Aaron and his sons and descendants were commanded to use that blessing (Num. 6:22), and Rashi and Ibn Ezra say that in the previous verse (Lev. 9:22) that is what is meant when the text says, “And Aaron lifted up his hands towards the people and blessed them”.
Nachmanides disputes this and argues that Aaron’s blessing of the people resembled the King Solomon’s invocation when the Temple was dedicated (I Kings 8:55).
Even Rashi and Ibn Ezra would agree that though Moses was a Levite, it was Aaron who was the Kohen, so when the two brothers together blessed the people it was not in a ritual sense but in some other way.

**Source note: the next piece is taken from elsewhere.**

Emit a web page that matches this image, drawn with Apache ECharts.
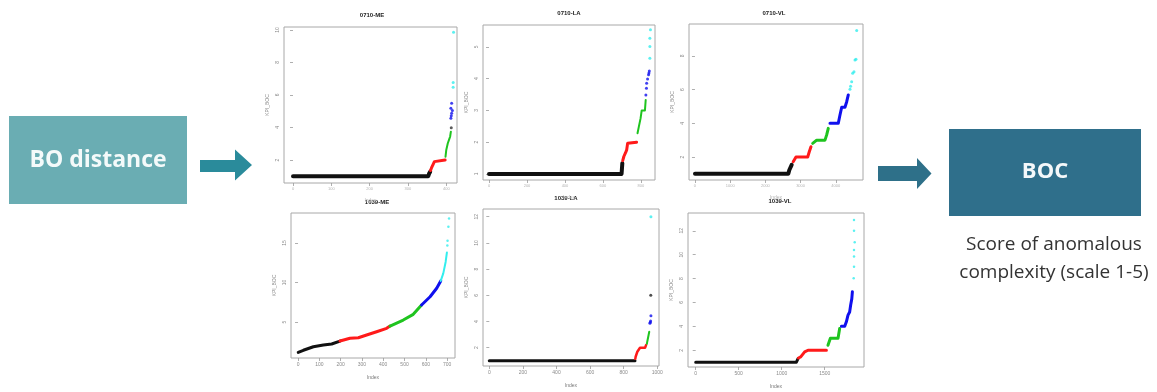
<!DOCTYPE html>
<html>
<head>
<meta charset="utf-8">
<script src="https://cdn.jsdelivr.net/npm/echarts@6/dist/echarts.min.js"></script>
<style>
html,body{margin:0;padding:0;background:#fff;}
#chart{width:1157px;height:392px;}
</style>
</head>
<body>
<div id="chart"></div>
<script>
// ---- Panel titles ----
const panelTitles = ['0710-ME', '0710-LA', '0710-VL', '1039-ME', '1039-LA', '1039-VL'];

// ---- Tick labels ----
const xTicks = [
  [0, 100, 200, 300, 400],
  [0, 200, 400, 600, 800],
  [0, 1000, 2000, 3000, 4000],
  [0, 100, 200, 300, 400, 500, 600, 700],
  [0, 200, 400, 600, 800, 1000],
  [0, 500, 1000, 1500]
];
const yTicks = [
  [2, 4, 6, 8, 10],
  [1, 2, 3, 4, 5],
  [2, 4, 6, 8],
  [5, 10, 15],
  [2, 4, 6, 8, 10, 12],
  [2, 4, 6, 8, 10, 12]
];

// ---- Series values: [index, KPI_BOC] ----
// 0710-ME
const me0710_black = [[0, 1], [353, 1], [355, 1.15], [358, 1.28]];
const me0710_red = [[359, 1.35], [362, 1.55], [366, 1.75], [369, 1.9], [371, 2.0], [397, 2.0]];
const me0710_green = [[398, 2.2], [400, 2.62], [404, 3.03], [408, 3.3], [410, 3.43], [412, 3.74]];
const me0710_dark = [[413, 3.99]];
const me0710_blue = [[412, 4.56], [413, 4.72], [414, 4.87], [412, 5.18], [416, 5.05], [414, 5.49]];
const me0710_cyan = [[418, 6.47], [418, 6.76], [419, 9.86]];
// 0710-LA
const la0710_black = [[0, 1], [698, 1], [702, 1.34]];
const la0710_red = [[704, 1.42], [710, 1.55], [719, 1.67], [725, 1.76], [730, 1.97], [733, 2.0], [777, 2.0]];
const la0710_green = [[782, 2.28], [789, 2.49], [798, 2.75], [804, 3.0], [821, 3.0], [825, 3.33]];
const la0710_blue = [[826, 3.49], [829, 3.7], [830, 3.86], [835, 3.99], [840, 4.12], [842, 4.18], [844, 4.24]];
const la0710_cyan = [[847, 4.64], [847, 5.01], [847, 5.27], [850, 5.54]];
// 0710-VL
const vl0710_black = [[0, 1], [2651, 1], [2680, 1.23], [2747, 1.53]];
const vl0710_red = [[2790, 1.72], [2869, 2.0], [3202, 2.0], [3247, 2.31], [3295, 2.61]];
const vl0710_green = [[3344, 2.81], [3457, 3.0], [3693, 3.0], [3741, 3.31], [3787, 3.7]];
const vl0710_blue = [[3835, 4.0], [4071, 4.0], [4119, 4.49], [4168, 4.95], [4261, 4.95], [4310, 5.28], [4355, 5.68]];
const vl0710_cyan = [[4403, 6.02], [4420, 6.2], [4451, 6.47], [4480, 6.97], [4517, 7.06], [4545, 7.76], [4574, 7.8], [4594, 9.5]];
// 1039-ME
const me1039_black = [[1, 1.16], [25, 1.42], [72, 1.87], [119, 2.09], [158, 2.22], [197, 2.59]];
const me1039_red = [[197, 2.59], [244, 2.94], [283, 3.01], [322, 3.35], [369, 3.77], [416, 4.2], [432, 4.49]];
const me1039_green = [[432, 4.49], [494, 5.25], [541, 5.97], [580, 7.15]];
const me1039_blue = [[580, 7.15], [620, 8.2], [651, 9.27], [670, 10.2]];
const me1039_cyanLine = [[670, 10.2], [682, 11.16], [693, 12.6], [699, 13.8]];
const me1039_cyan = [[701, 14.7], [702, 15.3], [706, 17.06], [709, 18.1]];
// 1039-LA
const la1039_black = [[0, 1], [867, 1]];
const la1039_red = [[869, 1.15], [871, 1.31], [881, 1.69], [897, 2.0], [927, 2.0], [933, 2.2]];
const la1039_green = [[938, 2.3], [940, 2.46], [946, 2.84], [952, 3.22]];
const la1039_blue = [[956, 3.86], [958, 3.95], [960, 4.04], [962, 4.44]];
const la1039_dark = [[961, 6.0]];
const la1039_cyan = [[962, 12.0]];
// 1039-VL
const vl1039_black = [[0, 1], [1171, 1], [1190, 1.3]];
const vl1039_red = [[1195, 1.35], [1221, 1.44], [1267, 1.86], [1306, 2.0], [1520, 2.0]];
const vl1039_green = [[1538, 2.42], [1566, 3.0], [1655, 3.0], [1674, 3.82]];
const vl1039_blue = [[1694, 4.0], [1733, 4.0], [1752, 4.38], [1771, 4.94], [1790, 5.2], [1802, 5.78], [1815, 6.3], [1822, 6.9]];
const vl1039_cyan = [[1837, 8.02], [1841, 9.0], [1841, 9.84], [1841, 10.4], [1849, 11.05], [1841, 12.0], [1841, 12.9]];

// ---- Flow labels ----
const leftBoxLabel = 'BO distance';
const rightBoxLabel = 'BOC';
const captionLines = ['Score of anomalous', 'complexity (scale 1-5)'];

// ---- Colours (R palette) ----
const C = { black: '#111111', red: '#ff1a1a', green: '#1fc41f', blue: '#1010ee', cyan: '#33eeee' };

// ---- Layout ----
const grids = [
  { left: 284, top: 27, width: 173, height: 156 },
  { left: 483, top: 25, width: 172, height: 155 },
  { left: 689, top: 24, width: 174, height: 156 },
  { left: 291, top: 213, width: 164, height: 145 },
  { left: 483, top: 209, width: 176, height: 157 },
  { left: 688, top: 213, width: 176, height: 154 }
];
const xRange = [[-23.5, 428], [-31.6, 874], [-170, 4773], [-33, 737], [-37.5, 1010], [-89.5, 1957]];
const yRange = [[0.585, 10.18], [0.81, 5.69], [0.635, 9.89], [0.443, 18.8], [0.603, 12.59], [0.597, 13.49]];

const panels = [
  { lines: [[me0710_black, C.black, 4], [me0710_red, C.red, 3], [me0710_green, C.green, 2]],
    dots: [[me0710_dark, '#333', 3], [me0710_blue, C.blue, 3], [me0710_cyan, C.cyan, 3]] },
  { lines: [[la0710_black, C.black, 4], [la0710_red, C.red, 3], [la0710_green, C.green, 2]],
    dots: [[la0710_blue, C.blue, 3], [la0710_cyan, C.cyan, 3]] },
  { lines: [[vl0710_black, C.black, 4], [vl0710_red, C.red, 3], [vl0710_green, C.green, 3], [vl0710_blue, C.blue, 3]],
    dots: [[vl0710_cyan, C.cyan, 3]] },
  { lines: [[me1039_black, C.black, 3], [me1039_red, C.red, 3], [me1039_green, C.green, 3], [me1039_blue, C.blue, 3], [me1039_cyanLine, C.cyan, 2]],
    dots: [[me1039_cyan, C.cyan, 2.5]] },
  { lines: [[la1039_black, C.black, 3], [la1039_red, C.red, 2.5], [la1039_green, C.green, 2]],
    dots: [[la1039_blue, C.blue, 3], [la1039_dark, '#222', 3], [la1039_cyan, C.cyan, 3]] },
  { lines: [[vl1039_black, C.black, 3], [vl1039_red, C.red, 3], [vl1039_green, C.green, 3], [vl1039_blue, C.blue, 3]],
    dots: [[vl1039_cyan, C.cyan, 2.5]] }
];

const tickColor = '#9a9a9a';
const plain = v => String(v);
const grid = [], xAxis = [], yAxis = [], series = [];
grids.forEach((g, i) => {
  grid.push(Object.assign({ show: true, borderColor: '#a8a8a8', borderWidth: 1, backgroundColor: '#fff' }, g));
  xAxis.push({
    type: 'value', gridIndex: i, min: xRange[i][0], max: xRange[i][1],
    splitLine: { show: false }, axisLine: { show: false },
    axisTick: { show: true, customValues: xTicks[i], length: 3, lineStyle: { color: tickColor, width: 0.8 } },
    axisLabel: { customValues: xTicks[i], formatter: plain, fontSize: i < 3 ? 4 : 5, color: i < 3 ? '#b5b5b5' : '#8a8a8a', margin: 4, fontFamily: 'Liberation Sans' },
    name: 'Index', nameLocation: 'middle', nameGap: i < 3 ? 15 : 17,
    nameTextStyle: { fontSize: 5, color: i < 3 ? '#b5b5b5' : '#777', fontFamily: 'Liberation Sans' }
  });
  yAxis.push({
    type: 'value', gridIndex: i, min: yRange[i][0], max: yRange[i][1],
    splitLine: { show: false }, axisLine: { show: false },
    axisTick: { show: true, customValues: yTicks[i], length: 3, lineStyle: { color: tickColor, width: 0.8 } },
    axisLabel: { customValues: yTicks[i], formatter: plain, fontSize: 5, color: '#8a8a8a', margin: 4, rotate: 90, fontFamily: 'Liberation Sans' },
    name: 'KPI_BOC', nameLocation: 'middle', nameGap: 14, nameRotate: 90,
    nameTextStyle: { fontSize: 5, color: '#888', fontFamily: 'Liberation Sans' }
  });
  panels[i].lines.forEach(([data, color, w]) => {
    series.push({ type: 'line', xAxisIndex: i, yAxisIndex: i, data: data, showSymbol: false, symbol: 'none',
      lineStyle: { color: color, width: w, cap: 'round', join: 'round' }, itemStyle: { color: color },
      silent: true, animation: false });
  });
  panels[i].dots.forEach(([data, color, s]) => {
    series.push({ type: 'scatter', xAxisIndex: i, yAxisIndex: i, data: data, symbolSize: s,
      itemStyle: { color: color }, silent: true, animation: false });
  });
});

const titlePos = [[372, 15], [569, 13], [774, 13], [377, 202], [566, 198], [780, 201]];
const graphic = [];
panelTitles.forEach((t, i) => {
  graphic.push({ type: 'text', x: titlePos[i][0], y: titlePos[i][1], silent: true,
    style: { text: t, font: 'bold 6px "Liberation Sans"', fill: '#222', align: 'center', verticalAlign: 'middle', textAlign: 'center', textVerticalAlign: 'middle' } });
});
// Left box
graphic.push({ type: 'rect', shape: { x: 9, y: 116, width: 178, height: 88 }, style: { fill: '#6aadb3' }, silent: true });
graphic.push({ type: 'text', x: 98, y: 160, silent: true,
  style: { text: leftBoxLabel, font: 'bold 23px "Open Sans"', fill: '#f4fafa', align: 'center', verticalAlign: 'middle', textAlign: 'center', textVerticalAlign: 'middle' } });
// Arrow 1
graphic.push({ type: 'polygon', silent: true,
  shape: { points: [[200, 160], [235, 160], [235, 149.5], [252, 165], [235, 180.5], [235, 172], [200, 172]] },
  style: { fill: '#2a8b9b' } });
// Arrow 2
graphic.push({ type: 'polygon', silent: true,
  shape: { points: [[878, 166], [917, 166], [917, 158], [931.5, 173.5], [917, 189], [917, 181], [878, 181]] },
  style: { fill: '#2e7089' } });
// Right box
graphic.push({ type: 'rect', shape: { x: 949, y: 129, width: 192, height: 87 }, style: { fill: '#2f6f8b' }, silent: true });
graphic.push({ type: 'text', x: 1045, y: 172, silent: true,
  style: { text: rightBoxLabel, font: 'bold 22px "Open Sans"', fill: '#f4f8fa', align: 'center', verticalAlign: 'middle', textAlign: 'center', textVerticalAlign: 'middle' } });
// Caption
captionLines.forEach((t, k) => {
  graphic.push({ type: 'text', x: 1054, y: 245 + k * 28, silent: true,
    style: { text: t, font: '19px "Open Sans"', fill: '#333', align: 'center', verticalAlign: 'middle', textAlign: 'center', textVerticalAlign: 'middle' } });
});

const chart = echarts.init(document.getElementById('chart'), null, { renderer: 'canvas' });
chart.setOption({ animation: false, backgroundColor: '#fff', grid, xAxis, yAxis, series, graphic });
</script>
</body>
</html>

Rashi believes that they uttered the words that conclude Psalm 90 (known as T’fillah L’Moshe, “The Prayer of Moses”), “May the graciousness of the Lord our God be upon us” – i.e. “May it be God’s will that the Sh’chinah (the Divine Presence) may rest upon the work of your hands”.
The people were apprehensive because they felt the Sh’chinah had not appeared during the seven days of consecration and thought they were still being punished for the sin of the golden calf.
Any group who embark upon a religious project ought to have similar qualms: “Will God accept our offering? Are we good enough and worthy enough to have attempted this project? Will our achievement be a monument to human ambition or an act of service to God?”
Their greatest hope and prayer must be to sense that Moses and Aaron approve of what they have done and pray for God’s approval and blessing.